The collections firm sent a letter to plaintiff’s bankruptcy attorney containing the notice of validation rights as required by the Fair Debt Collection Practices Act (FDCPA). Neither the attorney nor plaintiff responded to this letter. The collections firm then went to file a lawsuit against plaintiff.

Prior to filing the lawsuit, the complaint was reviewed by one of the attorneys at the collections firm. When the law firm receives files from creditors, it inputs them into a computer system that provides easy access to the information.  The firm’s records contained two time stamps for this complaint, one at 4:04 that was placed after the attorney reviewed the complaint, and one at 4:05 when the complaint was sent to staff to prepare for filing. The collection attorney working on plaintiff’s case was listed as counsel of record for hundreds of cases throughout Wisconsin.

The Decision

On the issue of meaningful attorney involvement, the court denied summary judgment. The court found that the determination for whether the attorney involvement was meaningful is a question for trial, not summary judgment.

Editor’s Note: When deciding on a motion for summary judgment, the court looks to whether there is no issue of material fact and that the moving party is entitled to judgment as a matter of law.

In reviewing the matter, the court looked primarily to a Seventh Circuit case called Nielsen v. Dickerson that addressed similar questions. In Nielson, the Seventh Circuit took issue with the following:

[F]irst, the law firm only received information from accounts selected by the creditor—the law firm did not decide who to pursue, but simply conducted additional, ministerial screening. Second, the law firm did not receive the debtor's file, only the information needed to determine delinquency and draft the letter. Third, the review of the letters, even if conducted by an attorney, "did not call for the exercise of professional judgment. The most substantive aspect of this review involved checking an internal database to determine whether a debtor had declared bankruptcy and running a [screening] computer check." Fourth, the dunning letter was on a pre-written form letter that contained "no individualized assessment of the individual debtor's circumstances or her liability," and was issued in an "assembly-line fashion" that "betray[ed] the purely nominal nature" of the law firm's participation. The court found that the attorney's testimony that he spent two minutes reviewing one page containing forty accounts confirmed the "ministerial nature" of the review. Fifth, the firm was not authorized to resolve issues with the debtor, and routed almost all communication back to the creditor. Finally, the attorney never litigated on behalf of the creditor. The firm's efforts "amounted to no more than a veneer of compliance with the FDCPA.
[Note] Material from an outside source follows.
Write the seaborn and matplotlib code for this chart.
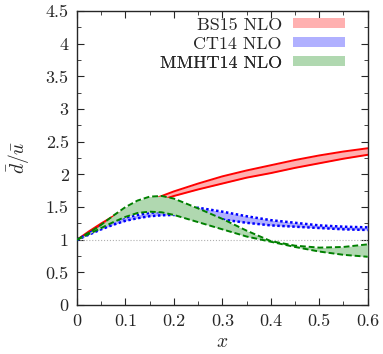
import matplotlib
matplotlib.use('Agg')
import matplotlib.pyplot as plt
import seaborn as sns
from matplotlib.patches import Patch
from matplotlib.ticker import MultipleLocator

# x grid
x_vals = [0.0, 0.025, 0.05, 0.075, 0.1, 0.125, 0.15, 0.175, 0.2,
          0.25, 0.3, 0.35, 0.4, 0.45, 0.5, 0.55, 0.6]

# BS15 NLO band
bs15_hi = [1.0, 1.13, 1.25, 1.36, 1.45, 1.53, 1.60, 1.67, 1.74,
           1.86, 1.97, 2.06, 2.14, 2.22, 2.29, 2.35, 2.40]
bs15_lo = [1.0, 1.11, 1.22, 1.32, 1.41, 1.48, 1.55, 1.61, 1.67,
           1.77, 1.86, 1.95, 2.02, 2.10, 2.17, 2.24, 2.30]

# CT14 NLO band
ct14_hi = [1.0, 1.10, 1.20, 1.28, 1.34, 1.38, 1.41, 1.43, 1.45,
           1.49, 1.43, 1.36, 1.30, 1.26, 1.22, 1.20, 1.19]
ct14_lo = [1.0, 1.08, 1.16, 1.23, 1.29, 1.33, 1.36, 1.375, 1.38,
           1.36, 1.31, 1.26, 1.22, 1.20, 1.18, 1.16, 1.15]

# MMHT14 NLO band
mmht_hi = [1.0, 1.11, 1.23, 1.37, 1.50, 1.60, 1.66, 1.67, 1.63,
           1.48, 1.32, 1.14, 0.98, 0.91, 0.88, 0.89, 0.93]
mmht_lo = [1.0, 1.09, 1.18, 1.27, 1.35, 1.41, 1.43, 1.42, 1.38,
           1.27, 1.16, 1.05, 0.97, 0.89, 0.82, 0.77, 0.74]

labels = ['BS15 NLO', 'CT14 NLO', 'MMHT14 NLO']
x_ticks = [0, 0.1, 0.2, 0.3, 0.4, 0.5, 0.6]
x_ticklabels = ['0', '0.1', '0.2', '0.3', '0.4', '0.5', '0.6']
y_ticks = [0, 0.5, 1, 1.5, 2, 2.5, 3, 3.5, 4, 4.5]
y_ticklabels = ['0', '0.5', '1', '1.5', '2', '2.5', '3', '3.5', '4', '4.5']

sns.set_style("ticks")
plt.rcParams['font.family'] = 'cmr10'
plt.rcParams['mathtext.fontset'] = 'cm'
plt.rcParams['axes.formatter.use_mathtext'] = True

fig = plt.figure(figsize=(3.83, 3.54), dpi=100)
ax = fig.add_axes([0.201, 0.138, 0.759, 0.831])

ax.axhline(1.0, color='#b0b0b0', ls=':', lw=0.8, zorder=1)

bands = [
    (bs15_lo, bs15_hi, '#ffb0b0', '#ff0000', '-', 1.4),
    (ct14_lo, ct14_hi, '#b0b0ff', '#0000ff', (0, (1, 1)), 1.8),
    (mmht_lo, mmht_hi, '#b0d8b0', '#008000', (0, (3, 1.5)), 1.4),
]
handles = []
for i, (lo, hi, fill, edge, ls, lw) in enumerate(bands):
    ax.fill_between(x_vals, lo, hi, color=fill, lw=0, zorder=2 + i)
    sns.lineplot(x=x_vals, y=lo, ax=ax, color=edge, linestyle=ls, lw=lw, zorder=2 + i)
    sns.lineplot(x=x_vals, y=hi, ax=ax, color=edge, linestyle=ls, lw=lw, zorder=2 + i)
    handles.append(Patch(facecolor=fill, edgecolor='none'))

ax.set_xlim(0, 0.6)
ax.set_ylim(0, 4.5)
ax.set_xticks(x_ticks)
ax.set_xticklabels(x_ticklabels)
ax.set_yticks(y_ticks)
ax.set_yticklabels(y_ticklabels)
ax.xaxis.set_minor_locator(MultipleLocator(0.05))
ax.yaxis.set_minor_locator(MultipleLocator(0.25))
ax.tick_params(which='both', direction='in', top=True, right=True, labelsize=13)
ax.tick_params(which='major', length=5, pad=6)
ax.tick_params(which='minor', length=3)
for s in ax.spines.values():
    s.set_linewidth(1.0)

ax.set_xlabel('$x$', fontsize=14, labelpad=3)
ax.set_ylabel(r'$\bar{d}/\bar{u}$', fontsize=14, labelpad=10)

# one legend per entry so the labels line up on the right, gnuplot style
rows = [0.952, 0.888, 0.823]
for h, lab, yy in zip(handles, labels, rows):
    leg = ax.legend([h], [lab], loc='center right', frameon=False, markerfirst=False,
                    handlelength=2.9, handleheight=0.5, fontsize=13, borderpad=0,
                    borderaxespad=0, handletextpad=0.6, bbox_to_anchor=(0.922, yy))
    ax.add_artist(leg)

fig.savefig('out.png', dpi=100)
(Internal citations omitted.)

The court found that certain factors favor defendants in this matter. For example, the law firm received the consumer’s entire client file from the debt buyer and the firm actively litigates matters on behalf of the specific debt buyer.

However, the court could not conclusively determine some of the other factors. The court could not determine who made the professional judgment on which cases to litigate. There was an issue about the consumer not receiving notice of his right to cure the account as the court determined was required. There was also evidence presented that usually a firm shareholder reviewed the file, but in this particular case a legal assistant did so (Editor's Note: The legal assistant's review was done three days prior to the review by the attorney who reviewed the complaint.)

Based on these open questions, the court reasoned that the question of meaningful attorney involvement in this matter is best for determination at trial.

insideARM Perspective

The issue of meaningful attorney involvement is far from clear and this decision does little to help shed light on the picture. How much time and in what depth is a collections attorney supposed to review a file to pass muster? Many court decisions tell us what fails to meet the standard, but don't often tell us what does. This forces the industry to slowly piece the picture together while at the same time fielding templated lawsuits from plaintiffs’ counsel.

When reviewing attorney’s fees, the courts are usually instructed to look at the complexity of the matter involved. They should do the same for meaningful attorney involvement cases. While collections lawsuits against consumers are serious, especially considering the impact such a suit may have to a consumer, litigation of such suits is not complex. The elements required to state a claim are simple and static. The files sent by creditors include all of the information needed to determine whether a suit is appropriate. These files are uniform and do not take a long time to review to ensure that the file is ripe for a suit.

There is a balance here somewhere. There is a way to protect consumers while also providing enough clarity so that collection law firms are not shooting in the dark hoping they are complying. However, without clear guidance, that balance will take longer to achieve and may ultimately harm consumers (e.g., decreased access to credit).